Oil prices have rallied close to $80 per barrel, their highest since 2014, on concerns about supply shortages but cooled in recent weeks as Libya regained some lost production and Washington signaled it could give Asian buyers of Iranian oil some exemptions from sanctions for next year.
However, the United States said it was still seeking to force Iran’s oil customers to stop purchases completely in the long run.
Iran is OPEC’s third-largest producer, with output at around 4 million barrels per day (bpd) or 4 percent of global supply.
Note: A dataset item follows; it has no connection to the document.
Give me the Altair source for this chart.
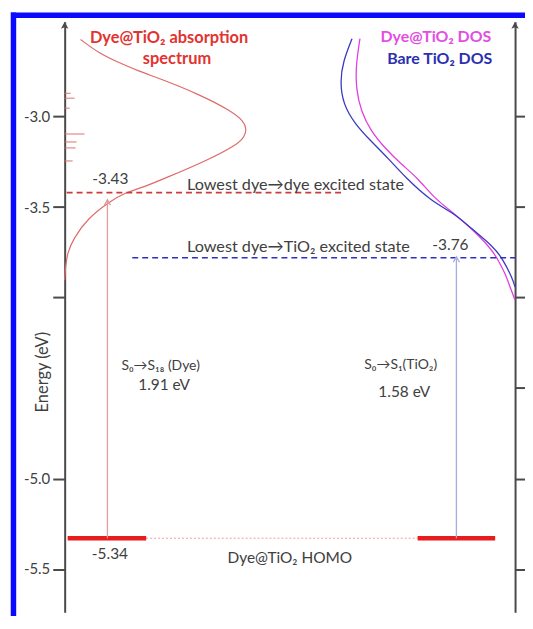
import altair as alt
import pandas as pd

# ---------------- data ----------------
E_DOMAIN = [-5.739, -2.4753]          # energy axis (eV)
X_DOMAIN = [0, 453]                   # horizontal position (a.u.)
TICKS_LEFT = [-3.0, -3.5, -4.0, -5.0, -5.5]
TICKS_RIGHT = [-3.0, -3.5, -4.0, -4.5, -5.0, -5.5]

# Dye@TiO2 absorption spectrum (intensity a.u. vs energy eV)
abs_int = [16, 35, 52, 75, 95, 135, 168, 180, 183, 181, 175, 142, 102, 78, 61, 45, 23, 9, 3, 1, 0]
abs_E = [-2.574, -2.651, -2.695, -2.750, -2.788, -2.876, -2.970, -3.025, -3.069, -3.107, -3.151,
         -3.245, -3.338, -3.393, -3.420, -3.470, -3.563, -3.673, -3.750, -3.821, -3.904]

# stick spectrum (oscillator strengths)
stick_E = [-2.871, -2.898, -2.953, -3.096, -3.140, -3.173, -3.245]
stick_f = [6, 10, 5, 20, 12, 11, 8]

# DOS curves
dos_dye_x = [297, 293, 293, 298, 308, 322, 338, 355, 372, 392, 408, 428, 435, 443, 448, 453]
dos_dye_E = [-2.569, -2.712, -2.843, -2.970, -3.080, -3.173, -3.261, -3.338, -3.453, -3.536,
             -3.613, -3.723, -3.783, -3.865, -3.942, -4.014]
dos_bare_x = [289, 280, 277, 280, 292, 308, 325, 343, 368, 392, 408, 432, 440, 450, 453]
dos_bare_E = [-2.569, -2.695, -2.805, -2.931, -3.041, -3.135, -3.228, -3.338, -3.464, -3.536,
              -3.613, -3.723, -3.783, -3.887, -3.942]

# energy levels
E_DYE = -3.42
E_TIO2 = -3.78
E_HOMO = -5.33

# level segments (x start, x end)
dye_dash = [2, 278]
tio2_dash = [68, 453]
homo_dot = [82, 355]
homo_bars_x1 = [3, 355]
homo_bars_x2 = [82, 433]

# transitions
arrow_x = [43, 394]
arrow_top = [-3.46, -3.775]
arrow_col = ["#e39a9a", "#a9a9e6"]

# annotations
t_bold_c = ["Dye@TiO\u2082 absorption", "spectrum"]
t_bold_c_x = [105, 113]
t_bold_c_E = [-2.567, -2.684]

t_bold_r = ["Dye@TiO\u2082 DOS", "Bare TiO\u2082 DOS"]
t_bold_r_x = [429, 430]
t_bold_r_E = [-2.558, -2.680]
t_bold_r_c = ["#e24fe0", "#2b2fb0"]

t_left = ["Lowest dye\u2192dye excited state", "Lowest dye\u2192TiO\u2082 excited state"]
t_left_x = [123, 123]
t_left_E = [-3.376, -3.721]

t_cen = ["-3.43", "-3.76", "1.91 eV", "1.58 eV", "-5.34", "Dye@TiO\u2082 HOMO"]
t_cen_x = [46, 388, 100, 341.5, 45.5, 226.5]
t_cen_E = [-3.343, -3.712, -4.481, -4.521, -5.415, -5.442]

t_trans = ["S\u2080\u2192S\u2081\u2088 (Dye)", "S\u2080\u2192S\u2081(TiO\u2082)"]
t_trans_x = [96.5, 338]
t_trans_E = [-4.380, -4.375]

FONT = "Lato"
GRAY = "#404040"
AXIS_C = "#4a4a4a"
FRAME_C = "#0a0aff"

xs = alt.Scale(domain=X_DOMAIN, nice=False, zero=False)
ys = alt.Scale(domain=E_DOMAIN, nice=False, zero=False)


def X(f="x"):
    return alt.X(f"{f}:Q", scale=xs, axis=None)


def Y(f="E", axis=None):
    return alt.Y(f"{f}:Q", scale=ys, axis=axis)


left_axis = alt.Axis(
    values=TICKS_LEFT, orient="left", grid=False,
    labelExpr="datum.value == -4 ? '' : '-' + format(-datum.value, '.1f')",
    tickSize=12, tickWidth=2, tickColor=AXIS_C, domainColor=AXIS_C, domainWidth=2,
    labelFont=FONT, labelFontSize=15, labelColor=GRAY, labelPadding=3,
    title="Energy (eV)", titleFont=FONT, titleFontSize=16.5, titleFontWeight="normal",
    titleColor=GRAY, titleX=-22, titleY=352, titleAlign="center", titleBaseline="middle",
    titleAngle=270,
)
right_axis = alt.Axis(
    values=TICKS_RIGHT, orient="right", grid=False, labels=False, title=None,
    tickSize=15, tickWidth=2, tickColor=AXIS_C, domainColor=AXIS_C, domainWidth=2,
)

# frame (left and top bands)
one = pd.DataFrame({"a": [0]})
frame_left = alt.Chart(one).mark_rule(color=FRAME_C, strokeWidth=5.5).encode(
    x=alt.value(-51.5), y=alt.value(-9.2), y2=alt.value(600))
frame_top = alt.Chart(one).mark_rule(color=FRAME_C, strokeWidth=5.5).encode(
    x=alt.value(-54), x2=alt.value(470), y=alt.value(-6.5))

# absorption
abs_df = pd.DataFrame({"x": abs_int, "E": abs_E, "i": range(len(abs_E))})
absorb = alt.Chart(abs_df).mark_line(color="#e06a6a", strokeWidth=1.2, interpolate="basis").encode(
    x=X(), y=Y(axis=left_axis), order="i:Q")

stick_df = pd.DataFrame({"x0": [0] * len(stick_E), "x": stick_f, "E": stick_E})
sticks = alt.Chart(stick_df).mark_rule(color="#e07070", strokeWidth=1).encode(
    x=X("x0"), x2="x:Q", y=Y())

# DOS
dd = pd.DataFrame({"x": dos_dye_x, "E": dos_dye_E, "i": range(len(dos_dye_E))})
dos_dye = alt.Chart(dd).mark_line(color="#e040e0", strokeWidth=1.3, interpolate="basis").encode(
    x=X(), y=Y(axis=right_axis), order="i:Q")
db = pd.DataFrame({"x": dos_bare_x, "E": dos_bare_E, "i": range(len(dos_bare_E))})
dos_bare = alt.Chart(db).mark_line(color="#3a3ac0", strokeWidth=1.3, interpolate="basis").encode(
    x=X(), y=Y(), order="i:Q")

# levels
lv = pd.DataFrame({"x": [dye_dash[0]], "x2": [dye_dash[1]], "E": [E_DYE]})
dye_line = alt.Chart(lv).mark_rule(color="#cc3b3b", strokeWidth=1.6, strokeDash=[6, 4]).encode(
    x=X(), x2="x2:Q", y=Y())
lt = pd.DataFrame({"x": [tio2_dash[0]], "x2": [tio2_dash[1]], "E": [E_TIO2]})
tio2_line = alt.Chart(lt).mark_rule(color="#2e2ec0", strokeWidth=1.6, strokeDash=[6, 4]).encode(
    x=X(), x2="x2:Q", y=Y())
lh = pd.DataFrame({"x": [homo_dot[0]], "x2": [homo_dot[1]], "E": [E_HOMO]})
homo_line = alt.Chart(lh).mark_rule(color="#ee9a9a", strokeWidth=1, strokeDash=[2, 2]).encode(
    x=X(), x2="x2:Q", y=Y())
hb = pd.DataFrame({"x": homo_bars_x1, "x2": homo_bars_x2, "E": [E_HOMO] * 2})
homo_bars = alt.Chart(hb).mark_rule(color="#e81c1c", strokeWidth=4.5).encode(
    x=X(), x2="x2:Q", y=Y())

# transitions
ar = pd.DataFrame({"x": arrow_x, "E0": [E_HOMO] * 2, "E": arrow_top, "c": arrow_col})
arrows = alt.Chart(ar).mark_rule(strokeWidth=1.3).encode(
    x=X(), y=Y("E0"), y2="E:Q", color=alt.Color("c:N", scale=None))
heads = alt.Chart(ar).mark_point(shape="M-1,1.7L0,0L1,1.7", size=40, filled=False, strokeWidth=1.3,
                                 opacity=1).encode(
    x=X(), y=Y(), color=alt.Color("c:N", scale=None))

# axis arrowheads
ah = pd.DataFrame({"x": [0, 453], "E": [E_DOMAIN[1], E_DOMAIN[1]]})
axis_heads = alt.Chart(ah).mark_point(shape="M0,0L-1,1.9L0,1.5L1,1.9Z", size=56, filled=True,
                                      color=AXIS_C, opacity=1).encode(x=X(), y=Y())

# texts
d1 = pd.DataFrame({"x": t_bold_c_x, "E": t_bold_c_E, "t": t_bold_c})
txt1 = alt.Chart(d1).mark_text(font=FONT, fontSize=16.5, fontWeight="bold", color="#e2332f",
                               align="center", baseline="middle").encode(x=X(), y=Y(), text="t:N")
d2 = pd.DataFrame({"x": t_bold_r_x, "E": t_bold_r_E, "t": t_bold_r, "c": t_bold_r_c})
txt2 = alt.Chart(d2).mark_text(font=FONT, fontSize=16, fontWeight="bold",
                               align="right", baseline="middle").encode(
    x=X(), y=Y(), text="t:N", color=alt.Color("c:N", scale=None))
d3 = pd.DataFrame({"x": t_left_x, "E": t_left_E, "t": t_left})
txt3 = alt.Chart(d3).mark_text(font=FONT, fontSize=16.3, color=GRAY,
                               align="left", baseline="middle").encode(x=X(), y=Y(), text="t:N")
d4 = pd.DataFrame({"x": t_cen_x, "E": t_cen_E, "t": t_cen})
txt4 = alt.Chart(d4).mark_text(font=FONT, fontSize=15.5, color=GRAY,
                               align="center", baseline="middle").encode(x=X(), y=Y(), text="t:N")
d5 = pd.DataFrame({"x": t_trans_x, "E": t_trans_E, "t": t_trans})
txt5 = alt.Chart(d5).mark_text(font=FONT, fontSize=14, color=GRAY,
                               align="center", baseline="middle").encode(x=X(), y=Y(), text="t:N")

chart = alt.layer(
    frame_left, frame_top, absorb, sticks, dos_dye, dos_bare, dye_line, tio2_line, homo_line,
    homo_bars, arrows, heads, axis_heads, txt1, txt2, txt3, txt4, txt5
).resolve_axis(y="independent").properties(
    width=453, height=594,
    padding={"left": 57, "top": 12, "right": 10, "bottom": 2},
    autosize=alt.AutoSizeParams(type="none"),
).configure_view(stroke=None)

chart.save("out.html", embed_options={"renderer": "svg", "actions": False})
“As oil sanctions against Iran take effect, perhaps in combination with production problems elsewhere, maintaining global supply might be very challenging and would come at the expense of maintaining an adequate spare capacity cushion,” the IEA said.
Saudi Arabia, Iran’s arch-foe and a close ally of Washington, has pledged intervention to prevent any supply shortage.
But such a move would leave the world with virtually no spare capacity to cushion against possible supply disruptions in producer countries like Libya, Venezuela or Nigeria.
“Thus, the market outlook could be far less calm at that point than it is today,” the Paris-based IEA said.
Besides supply fears, oil prices are being supported by healthy demand growth that has repeatedly surprised on the upside in recent years despite a recovery in prices.
The IEA kept its 2018 oil demand growth forecast unchanged at 1.4 million bpd but raised its 2019 forecast by around 110,000 bpd to 1.49 million bpd.
“Another factor to consider is that trade tensions might escalate and lead to slower economic growth, and in turn lower oil demand,” the IEA said, referring to a trade dispute between the United States and China.